Goal
Repeat, exactly and in full, the lines of the listing below, but without any pictures.

..............................

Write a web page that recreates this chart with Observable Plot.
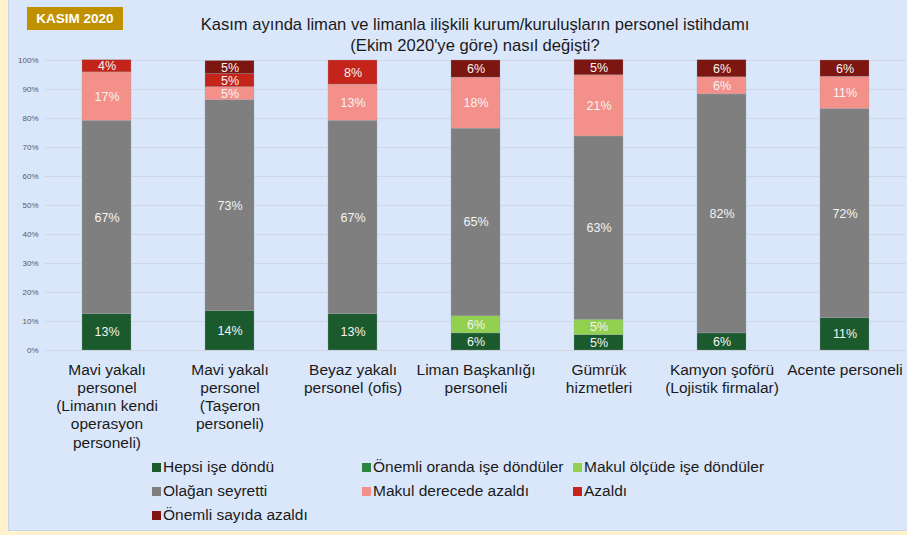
<!DOCTYPE html>
<html>
<head>
<meta charset="utf-8">
<script src="https://cdn.jsdelivr.net/npm/d3@7"></script>
<script src="https://cdn.jsdelivr.net/npm/@observablehq/plot@0.6"></script>
<style>
  html, body { margin: 0; padding: 0; }
  body { width: 907px; height: 535px; background: #fff2cc; position: relative; overflow: hidden;
         font-family: "Liberation Sans", Arial, sans-serif; }
  #panel { position: absolute; left: 8px; top: 0; width: 899px; height: 531px; background: #dae7fb;
           border-left: 1px solid #c9d6ea; border-bottom: 1px solid #c9d6ea; box-sizing: border-box; }
  #badge { position: absolute; left: 27px; top: 7px; width: 96px; height: 23px; background: #bf9000;
           color: #fff; font-weight: bold; font-size: 13.5px; line-height: 23px; text-align: center; }
  #title { position: absolute; left: 175px; width: 600px; top: 14px; text-align: center; font-size: 16.6px;
           line-height: 21px; color: #1a1a1a; }
  #chart { position: absolute; left: 0; top: 50px; }
  #legend { position: absolute; left: 152px; top: 457px; display: grid;
            grid-template-columns: 210px 211px 220px; row-gap: 4px; font-size: 15.5px; color: #1a1a1a; }
  #legend div { display: flex; align-items: center; height: 20px; white-space: nowrap; }
  #legend span.sw { width: 9px; height: 9px; display: inline-block; margin-right: 2px; }
</style>
</head>
<body>
<div id="panel"></div>
<div id="badge">KASIM 2020</div>
<div id="title">Kasım ayında liman ve limanla ilişkili kurum/kuruluşların personel istihdamı<br>(Ekim 2020'ye göre) nasıl değişti?</div>
<div id="chart"></div>
<div id="legend"></div>
<script>
// Categories (x axis labels, multi-line)
const categories = [
  "Mavi yakalı\npersonel\n(Limanın kendi\noperasyon\npersoneli)",
  "Mavi yakalı\npersonel\n(Taşeron\npersoneli)",
  "Beyaz yakalı\npersonel (ofis)",
  "Liman Başkanlığı\npersoneli",
  "Gümrük\nhizmetleri",
  "Kamyon şoförü\n(Lojistik firmalar)",
  "Acente personeli"
];

// Series names (bottom to top of stack)
const seriesNames = [
  "Hepsi işe döndü",
  "Önemli oranda işe döndüler",
  "Makul ölçüde işe döndüler",
  "Olağan seyretti",
  "Makul derecede azaldı",
  "Azaldı",
  "Önemli sayıda azaldı"
];
const seriesColors = ["#1b5a2c", "#2e8442", "#92d050", "#7f7f7f", "#f4908a", "#c4241a", "#7d1610"];

// Series values (percent) per category
const hepsi        = [12.5, 13.6, 12.5, 5.9, 5.3, 5.9, 11.1];
const onemliOranda = [0, 0, 0, 0, 0, 0, 0];
const makulOlcude  = [0, 0, 0, 5.9, 5.3, 0, 0];
const olagan       = [66.7, 72.7, 66.7, 64.7, 63.2, 82.4, 72.2];
const makulAzaldi  = [16.7, 4.5, 12.5, 17.6, 21.1, 5.9, 11.1];
const azaldi       = [4.2, 4.5, 8.3, 0, 0, 0, 0];
const onemliAzaldi = [0, 4.5, 0, 5.9, 5.3, 5.9, 5.6];

// Y tick values
const yTicks = [0, 10, 20, 30, 40, 50, 60, 70, 80, 90, 100];

const seriesValues = [hepsi, onemliOranda, makulOlcude, olagan, makulAzaldi, azaldi, onemliAzaldi];
const data = [];
categories.forEach((c, i) => {
  seriesNames.forEach((s, j) => {
    const v = seriesValues[j][i];
    if (v > 0) data.push({category: c, series: s, value: v});
  });
});

const chart = Plot.plot({
  width: 907,
  height: 410,
  marginLeft: 45,
  marginRight: 1,
  marginTop: 10,
  marginBottom: 110,
  style: {background: "transparent", fontFamily: "'Liberation Sans', Arial, sans-serif"},
  x: {domain: categories, paddingInner: 0.6, paddingOuter: 0.3, label: null},
  y: {domain: [0, 100], label: null},
  color: {domain: seriesNames, range: seriesColors},
  marks: [
    Plot.gridY(yTicks, {stroke: "#d0d7e2", strokeOpacity: 1, strokeWidth: 1}),
    Plot.axisY(yTicks, {tickSize: 0, tickPadding: 7, fontSize: 8, fill: "#595959", tickFormat: d => d + "%", label: null}),
    Plot.axisX({tickSize: 0, tickPadding: 11, fontSize: 15.5, fill: "#1a1a1a", lineHeight: 1.18, lineAnchor: "top", label: null}),
    Plot.barY(data, {x: "category", y: "value", fill: "series", order: seriesNames,
      stroke: "#9aa5b4", strokeWidth: 0.5, strokeOpacity: 0.6}),
    Plot.text(data, Plot.stackY({x: "category", y: "value", z: "series", order: seriesNames,
      text: d => Math.round(d.value) + "%", fill: "#f5f5f5", fontSize: 12.5}))
  ]
});
document.getElementById("chart").appendChild(chart);

// Legend (3 columns, row by row)
const legend = document.getElementById("legend");
seriesNames.forEach((s, j) => {
  const item = document.createElement("div");
  const sw = document.createElement("span");
  sw.className = "sw";
  sw.style.background = seriesColors[j];
  item.appendChild(sw);
  item.appendChild(document.createTextNode(s));
  legend.appendChild(item);
});
</script>
</body>
</html>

..............................

Right answer
Write a web page that recreates this chart with Observable Plot.
<!DOCTYPE html>
<html>
<head>
<meta charset="utf-8">
<script src="https://cdn.jsdelivr.net/npm/d3@7"></script>
<script src="https://cdn.jsdelivr.net/npm/@observablehq/plot@0.6"></script>
<style>
  html, body { margin: 0; padding: 0; }
  body { width: 907px; height: 535px; background: #fff2cc; position: relative; overflow: hidden;
         font-family: "Liberation Sans", Arial, sans-serif; }
  #panel { position: absolute; left: 8px; top: 0; width: 899px; height: 531px; background: #dae7fb;
           border-left: 1px solid #c9d6ea; border-bottom: 1px solid #c9d6ea; box-sizing: border-box; }
  #badge { position: absolute; left: 27px; top: 7px; width: 96px; height: 23px; background: #bf9000;
           color: #fff; font-weight: bold; font-size: 13.5px; line-height: 23px; text-align: center; }
  #title { position: absolute; left: 175px; width: 600px; top: 14px; text-align: center; font-size: 16.6px;
           line-height: 21px; color: #1a1a1a; }
  #chart { position: absolute; left: 0; top: 50px; }
  #legend { position: absolute; left: 152px; top: 457px; display: grid;
            grid-template-columns: 210px 211px 220px; row-gap: 4px; font-size: 15.5px; color: #1a1a1a; }
  #legend div { display: flex; align-items: center; height: 20px; white-space: nowrap; }
  #legend span.sw { width: 9px; height: 9px; display: inline-block; margin-right: 2px; }
</style>
</head>
<body>
<div id="panel"></div>
<div id="badge">KASIM 2020</div>
<div id="title">Kasım ayında liman ve limanla ilişkili kurum/kuruluşların personel istihdamı<br>(Ekim 2020'ye göre) nasıl değişti?</div>
<div id="chart"></div>
<div id="legend"></div>
<script>
// Categories (x axis labels, multi-line)
const categories = [
  "Mavi yakalı\npersonel\n(Limanın kendi\noperasyon\npersoneli)",
  "Mavi yakalı\npersonel\n(Taşeron\npersoneli)",
  "Beyaz yakalı\npersonel (ofis)",
  "Liman Başkanlığı\npersoneli",
  "Gümrük\nhizmetleri",
  "Kamyon şoförü\n(Lojistik firmalar)",
  "Acente personeli"
];

// Series names (bottom to top of stack)
const seriesNames = [
  "Hepsi işe döndü",
  "Önemli oranda işe döndüler",
  "Makul ölçüde işe döndüler",
  "Olağan seyretti",
  "Makul derecede azaldı",
  "Azaldı",
  "Önemli sayıda azaldı"
];
const seriesColors = ["#1b5a2c", "#2e8442", "#92d050", "#7f7f7f", "#f4908a", "#c4241a", "#7d1610"];

// Series values (percent) per category
const hepsi        = [12.5, 13.6, 12.5, 5.9, 5.3, 5.9, 11.1];
const onemliOranda = [0, 0, 0, 0, 0, 0, 0];
const makulOlcude  = [0, 0, 0, 5.9, 5.3, 0, 0];
const olagan       = [66.7, 72.7, 66.7, 64.7, 63.2, 82.4, 72.2];
const makulAzaldi  = [16.7, 4.5, 12.5, 17.6, 21.1, 5.9, 11.1];
const azaldi       = [4.2, 4.5, 8.3, 0, 0, 0, 0];
const onemliAzaldi = [0, 4.5, 0, 5.9, 5.3, 5.9, 5.6];

// Y tick values
const yTicks = [0, 10, 20, 30, 40, 50, 60, 70, 80, 90, 100];

const seriesValues = [hepsi, onemliOranda, makulOlcude, olagan, makulAzaldi, azaldi, onemliAzaldi];
const data = [];
categories.forEach((c, i) => {
  seriesNames.forEach((s, j) => {
    const v = seriesValues[j][i];
    if (v > 0) data.push({category: c, series: s, value: v});
  });
});

const chart = Plot.plot({
  width: 907,
  height: 410,
  marginLeft: 45,
  marginRight: 1,
  marginTop: 10,
  marginBottom: 110,
  style: {background: "transparent", fontFamily: "'Liberation Sans', Arial, sans-serif"},
  x: {domain: categories, paddingInner: 0.6, paddingOuter: 0.3, label: null},
  y: {domain: [0, 100], label: null},
  color: {domain: seriesNames, range: seriesColors},
  marks: [
    Plot.gridY(yTicks, {stroke: "#d0d7e2", strokeOpacity: 1, strokeWidth: 1}),
    Plot.axisY(yTicks, {tickSize: 0, tickPadding: 7, fontSize: 8, fill: "#595959", tickFormat: d => d + "%", label: null}),
    Plot.axisX({tickSize: 0, tickPadding: 11, fontSize: 15.5, fill: "#1a1a1a", lineHeight: 1.18, lineAnchor: "top", label: null}),
    Plot.barY(data, {x: "category", y: "value", fill: "series", order: seriesNames,
      stroke: "#9aa5b4", strokeWidth: 0.5, strokeOpacity: 0.6}),
    Plot.text(data, Plot.stackY({x: "category", y: "value", z: "series", order: seriesNames,
      text: d => Math.round(d.value) + "%", fill: "#f5f5f5", fontSize: 12.5}))
  ]
});
document.getElementById("chart").appendChild(chart);

// Legend (3 columns, row by row)
const legend = document.getElementById("legend");
seriesNames.forEach((s, j) => {
  const item = document.createElement("div");
  const sw = document.createElement("span");
  sw.className = "sw";
  sw.style.background = seriesColors[j];
  item.appendChild(sw);
  item.appendChild(document.createTextNode(s));
  legend.appendChild(item);
});
</script>
</body>
</html>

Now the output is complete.